I have found it really hard to think through and write down how the system is maintained, installed, operated and used. This is nothing to do with the lack of development tools or frameworks, because I have not started development yet.

The documentation describes what the screens looks like, the business rules, and how the technical components work and are configured. It is reminiscent of the system specification documents from a typical waterfall method. Am I recreating a bureaucratic and out-dated development method?

I do not think so. I am writing detailed documentation as part of the deliverable, not as part of a design method. The documents I have created explain how to use and work with the system, not how to build it. When I worked with waterfall methods, the huge documents were focused on getting sign off, and were typically ignored at the end of the project.

The documentation I have created seems to me to be a useful part of the overall solution. I have been trying to think why so few systems are documented like this. I have a hypothesis.

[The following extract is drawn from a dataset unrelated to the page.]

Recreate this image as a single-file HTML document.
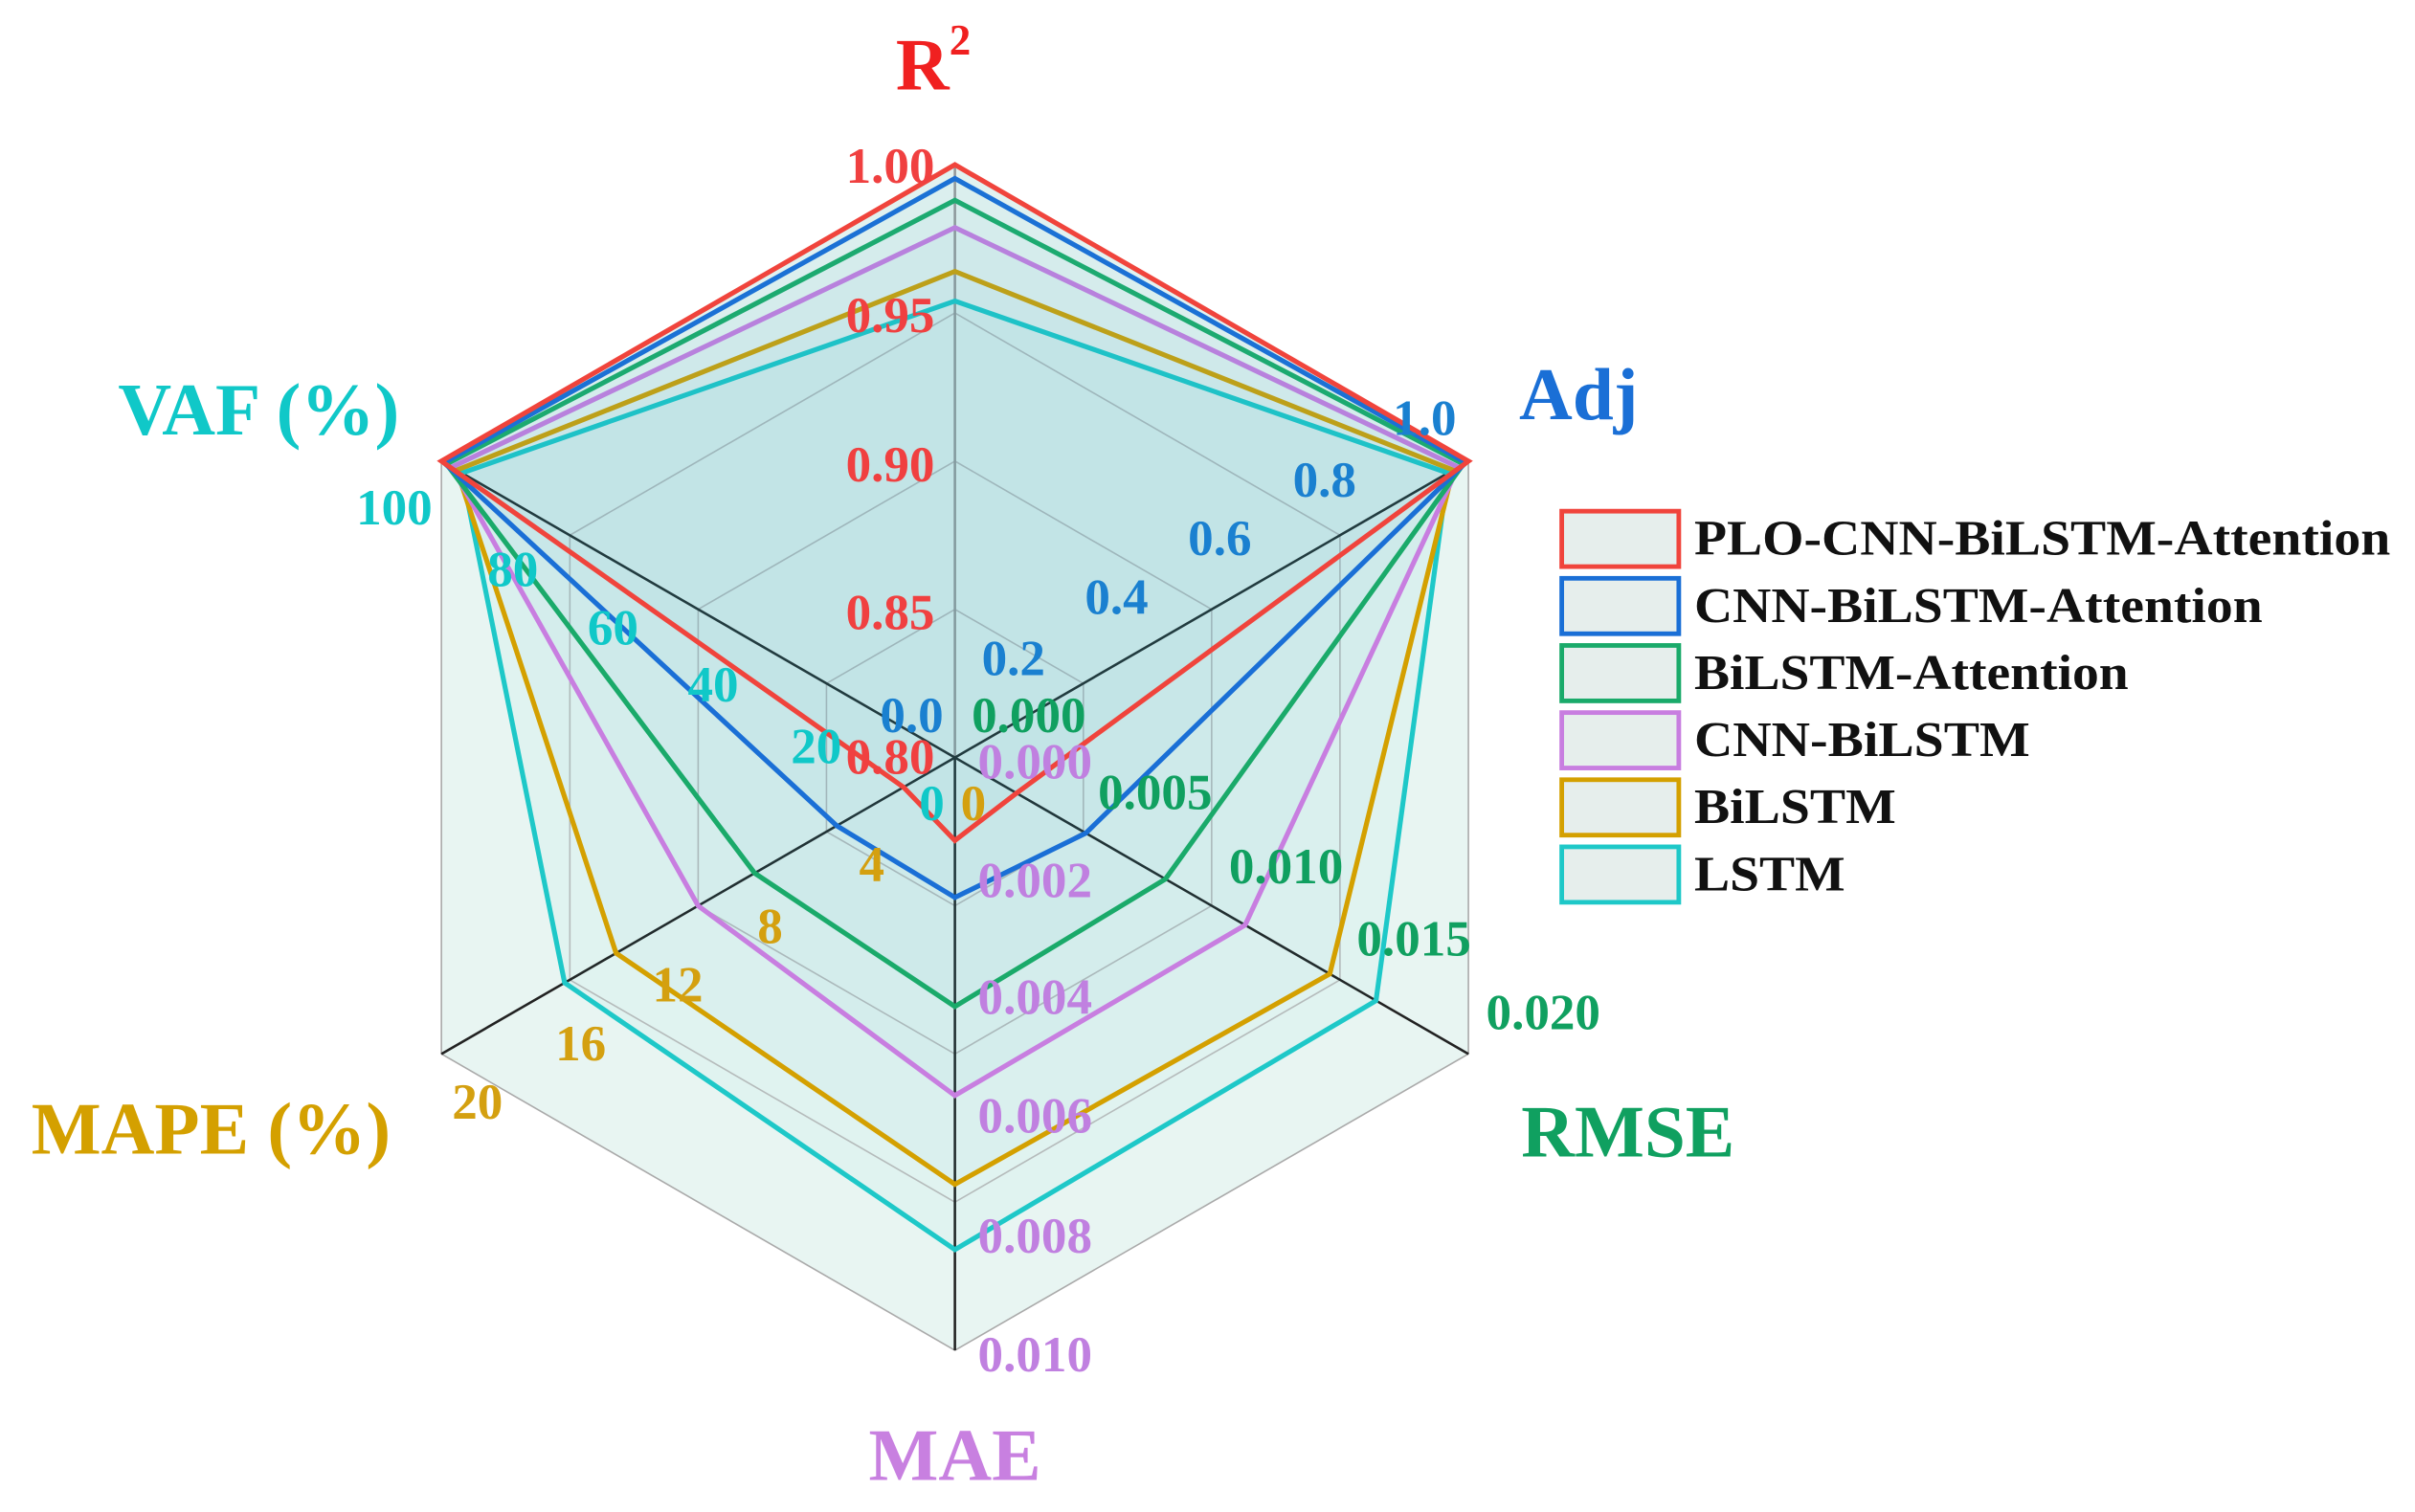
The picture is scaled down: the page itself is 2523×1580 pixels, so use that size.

Years ago, computers were very expensive and hard to use. Programs were written out by hand and desk-checked before being compiled. We wrote in COBOL and assembler. Go back far enough and we were using punched cards. We produced lots of documentation so that we could get it right first time when we started programming on expensive and inflexible technology.

We now have cheap hardware, integrated development environments and advanced frameworks. This allows us to adopt much more efficient, iterative methods. We do not have to get it right first time, so we do not need so much design documentation.

However, in making this change, we have forgotten that old-fashioned, cumbersome design methods created system documentation as a by-product, even though it was often ignored. It is as if we have dismissed the whole notion of documentation because of its association with inefficient old ways of working.

If we think of documentation as part of the deliverable, rather than part of the process, then there is less conflict between documentation and more modern, iterative, agile methods. We can create the detailed system documentation required for usable and manageable systems, but we can create this iteratively, in parallel with the creation of the code.

Maybe our advanced technology, methods and tools have given us a bad excuse to avoid the hard work of creating good system documentation.